**What you need to do**:
Find the string "this" in the data, then copy every line where it is found.

**Given records**:

>>>

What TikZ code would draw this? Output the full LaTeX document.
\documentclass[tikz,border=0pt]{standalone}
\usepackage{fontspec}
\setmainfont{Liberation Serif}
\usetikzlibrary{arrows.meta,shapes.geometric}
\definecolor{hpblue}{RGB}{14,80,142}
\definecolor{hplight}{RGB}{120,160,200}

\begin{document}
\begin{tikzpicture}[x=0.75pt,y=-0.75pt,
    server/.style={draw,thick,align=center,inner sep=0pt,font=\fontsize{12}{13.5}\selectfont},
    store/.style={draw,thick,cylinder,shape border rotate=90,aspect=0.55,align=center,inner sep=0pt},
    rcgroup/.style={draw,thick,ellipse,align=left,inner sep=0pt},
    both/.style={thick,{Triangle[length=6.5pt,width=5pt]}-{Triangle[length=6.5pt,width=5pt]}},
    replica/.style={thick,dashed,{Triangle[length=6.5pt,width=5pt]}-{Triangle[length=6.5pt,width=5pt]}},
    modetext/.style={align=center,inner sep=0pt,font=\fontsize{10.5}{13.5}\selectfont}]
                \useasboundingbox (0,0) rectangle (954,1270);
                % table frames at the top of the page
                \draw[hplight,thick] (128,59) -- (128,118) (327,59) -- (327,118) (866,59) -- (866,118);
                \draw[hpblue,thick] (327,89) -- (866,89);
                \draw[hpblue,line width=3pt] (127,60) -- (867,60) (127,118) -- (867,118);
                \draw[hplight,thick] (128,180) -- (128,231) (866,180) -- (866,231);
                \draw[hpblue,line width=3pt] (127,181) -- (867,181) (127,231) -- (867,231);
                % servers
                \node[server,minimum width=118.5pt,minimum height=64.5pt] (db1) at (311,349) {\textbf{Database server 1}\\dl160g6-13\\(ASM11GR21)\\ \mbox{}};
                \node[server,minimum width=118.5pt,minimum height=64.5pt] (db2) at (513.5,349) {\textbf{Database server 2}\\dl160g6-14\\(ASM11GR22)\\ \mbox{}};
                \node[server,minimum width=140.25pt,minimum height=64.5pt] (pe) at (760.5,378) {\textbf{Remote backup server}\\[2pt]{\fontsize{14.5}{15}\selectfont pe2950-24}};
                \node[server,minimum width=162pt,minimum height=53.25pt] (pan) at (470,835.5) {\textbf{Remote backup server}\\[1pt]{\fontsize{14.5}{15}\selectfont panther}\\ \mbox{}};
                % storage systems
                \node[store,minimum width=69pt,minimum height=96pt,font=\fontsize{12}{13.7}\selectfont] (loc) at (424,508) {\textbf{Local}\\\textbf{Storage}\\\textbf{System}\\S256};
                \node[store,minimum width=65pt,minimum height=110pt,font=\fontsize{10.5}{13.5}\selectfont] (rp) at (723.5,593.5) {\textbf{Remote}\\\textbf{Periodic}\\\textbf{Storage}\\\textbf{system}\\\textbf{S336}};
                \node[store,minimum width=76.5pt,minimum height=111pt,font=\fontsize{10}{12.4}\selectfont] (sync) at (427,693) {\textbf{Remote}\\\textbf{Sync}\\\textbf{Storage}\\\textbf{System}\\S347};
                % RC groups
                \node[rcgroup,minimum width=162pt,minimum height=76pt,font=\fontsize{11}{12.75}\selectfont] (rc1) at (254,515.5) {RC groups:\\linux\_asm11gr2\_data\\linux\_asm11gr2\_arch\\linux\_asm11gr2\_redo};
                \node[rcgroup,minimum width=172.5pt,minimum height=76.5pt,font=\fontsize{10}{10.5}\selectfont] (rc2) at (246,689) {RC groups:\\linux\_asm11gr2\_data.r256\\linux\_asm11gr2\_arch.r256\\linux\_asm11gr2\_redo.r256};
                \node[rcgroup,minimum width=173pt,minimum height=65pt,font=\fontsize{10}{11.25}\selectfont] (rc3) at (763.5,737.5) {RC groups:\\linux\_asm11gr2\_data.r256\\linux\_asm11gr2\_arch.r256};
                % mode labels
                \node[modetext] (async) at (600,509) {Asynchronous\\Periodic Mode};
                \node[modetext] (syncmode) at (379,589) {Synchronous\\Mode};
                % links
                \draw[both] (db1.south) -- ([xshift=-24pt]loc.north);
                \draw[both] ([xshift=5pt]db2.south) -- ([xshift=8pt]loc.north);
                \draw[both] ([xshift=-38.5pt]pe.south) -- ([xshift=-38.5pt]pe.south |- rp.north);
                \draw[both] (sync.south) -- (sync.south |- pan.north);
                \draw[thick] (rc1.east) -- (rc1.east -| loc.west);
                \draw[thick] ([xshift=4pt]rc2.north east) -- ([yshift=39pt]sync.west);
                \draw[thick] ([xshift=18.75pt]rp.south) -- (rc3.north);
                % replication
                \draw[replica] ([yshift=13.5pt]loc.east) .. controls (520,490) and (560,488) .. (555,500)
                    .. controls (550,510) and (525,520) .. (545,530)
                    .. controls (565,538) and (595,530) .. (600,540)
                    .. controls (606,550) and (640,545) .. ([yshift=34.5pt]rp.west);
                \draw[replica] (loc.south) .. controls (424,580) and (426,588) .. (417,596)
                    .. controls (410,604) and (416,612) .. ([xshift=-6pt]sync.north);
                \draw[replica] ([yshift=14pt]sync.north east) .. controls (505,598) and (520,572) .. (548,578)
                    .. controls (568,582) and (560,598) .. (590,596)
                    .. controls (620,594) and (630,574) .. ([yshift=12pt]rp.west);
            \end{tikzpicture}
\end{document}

<<<
>>>

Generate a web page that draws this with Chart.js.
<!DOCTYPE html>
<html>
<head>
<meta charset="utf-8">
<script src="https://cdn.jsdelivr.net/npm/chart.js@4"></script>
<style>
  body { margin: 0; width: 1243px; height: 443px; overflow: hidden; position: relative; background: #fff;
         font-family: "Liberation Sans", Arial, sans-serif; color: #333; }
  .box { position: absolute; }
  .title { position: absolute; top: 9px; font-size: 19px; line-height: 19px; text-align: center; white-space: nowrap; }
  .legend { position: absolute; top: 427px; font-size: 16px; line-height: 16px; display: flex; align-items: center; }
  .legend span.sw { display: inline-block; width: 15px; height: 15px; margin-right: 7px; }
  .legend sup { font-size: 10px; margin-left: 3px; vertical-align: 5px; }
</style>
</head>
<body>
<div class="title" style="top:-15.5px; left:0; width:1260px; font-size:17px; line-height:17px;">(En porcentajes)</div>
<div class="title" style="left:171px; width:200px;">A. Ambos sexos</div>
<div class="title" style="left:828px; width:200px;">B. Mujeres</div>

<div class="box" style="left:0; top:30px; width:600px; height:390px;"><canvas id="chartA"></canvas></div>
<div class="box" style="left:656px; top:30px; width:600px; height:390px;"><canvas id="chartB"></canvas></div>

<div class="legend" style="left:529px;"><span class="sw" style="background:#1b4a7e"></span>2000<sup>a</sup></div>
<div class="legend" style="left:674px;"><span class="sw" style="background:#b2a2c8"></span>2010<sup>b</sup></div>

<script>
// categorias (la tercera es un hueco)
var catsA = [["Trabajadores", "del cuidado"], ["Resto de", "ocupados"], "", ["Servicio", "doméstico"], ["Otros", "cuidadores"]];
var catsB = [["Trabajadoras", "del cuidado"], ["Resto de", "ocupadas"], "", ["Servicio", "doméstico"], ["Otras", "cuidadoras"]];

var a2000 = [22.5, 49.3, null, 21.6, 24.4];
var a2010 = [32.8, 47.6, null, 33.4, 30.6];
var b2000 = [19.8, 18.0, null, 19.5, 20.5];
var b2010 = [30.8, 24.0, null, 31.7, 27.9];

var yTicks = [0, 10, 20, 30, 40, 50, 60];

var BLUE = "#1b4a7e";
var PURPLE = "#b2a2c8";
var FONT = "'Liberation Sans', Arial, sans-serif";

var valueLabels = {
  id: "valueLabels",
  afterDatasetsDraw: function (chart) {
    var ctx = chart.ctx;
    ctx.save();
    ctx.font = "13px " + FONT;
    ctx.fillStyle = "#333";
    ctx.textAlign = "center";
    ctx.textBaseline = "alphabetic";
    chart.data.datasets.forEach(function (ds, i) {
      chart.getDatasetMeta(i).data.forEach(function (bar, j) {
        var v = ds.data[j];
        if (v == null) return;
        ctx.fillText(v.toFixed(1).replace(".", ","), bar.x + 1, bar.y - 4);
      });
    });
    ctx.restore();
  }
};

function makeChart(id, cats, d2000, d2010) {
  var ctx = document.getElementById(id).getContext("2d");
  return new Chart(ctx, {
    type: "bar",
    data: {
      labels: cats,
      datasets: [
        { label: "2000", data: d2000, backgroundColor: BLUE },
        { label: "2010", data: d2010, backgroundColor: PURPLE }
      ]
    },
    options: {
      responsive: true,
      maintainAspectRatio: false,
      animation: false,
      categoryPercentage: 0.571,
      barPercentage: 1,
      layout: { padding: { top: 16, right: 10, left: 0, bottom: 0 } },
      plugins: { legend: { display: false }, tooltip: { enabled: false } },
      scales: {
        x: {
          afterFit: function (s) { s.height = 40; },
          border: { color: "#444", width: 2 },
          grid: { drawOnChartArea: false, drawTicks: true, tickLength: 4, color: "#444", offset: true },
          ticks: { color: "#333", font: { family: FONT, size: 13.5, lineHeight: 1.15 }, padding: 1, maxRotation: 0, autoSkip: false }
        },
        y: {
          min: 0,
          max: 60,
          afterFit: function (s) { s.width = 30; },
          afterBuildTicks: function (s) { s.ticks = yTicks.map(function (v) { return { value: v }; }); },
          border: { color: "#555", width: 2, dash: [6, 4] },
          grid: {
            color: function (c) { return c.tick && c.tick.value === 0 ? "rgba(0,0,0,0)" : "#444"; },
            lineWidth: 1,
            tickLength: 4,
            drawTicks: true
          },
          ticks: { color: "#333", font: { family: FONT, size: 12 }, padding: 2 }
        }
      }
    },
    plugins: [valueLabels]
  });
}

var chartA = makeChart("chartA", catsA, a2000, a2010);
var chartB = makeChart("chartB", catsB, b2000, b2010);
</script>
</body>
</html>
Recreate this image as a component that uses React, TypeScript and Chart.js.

<<<

**Written solution**:
What TikZ code would draw this? Output the full LaTeX document.
Generate a web page that draws this with Chart.js.
Recreate this image as a component that uses React, TypeScript and Chart.js.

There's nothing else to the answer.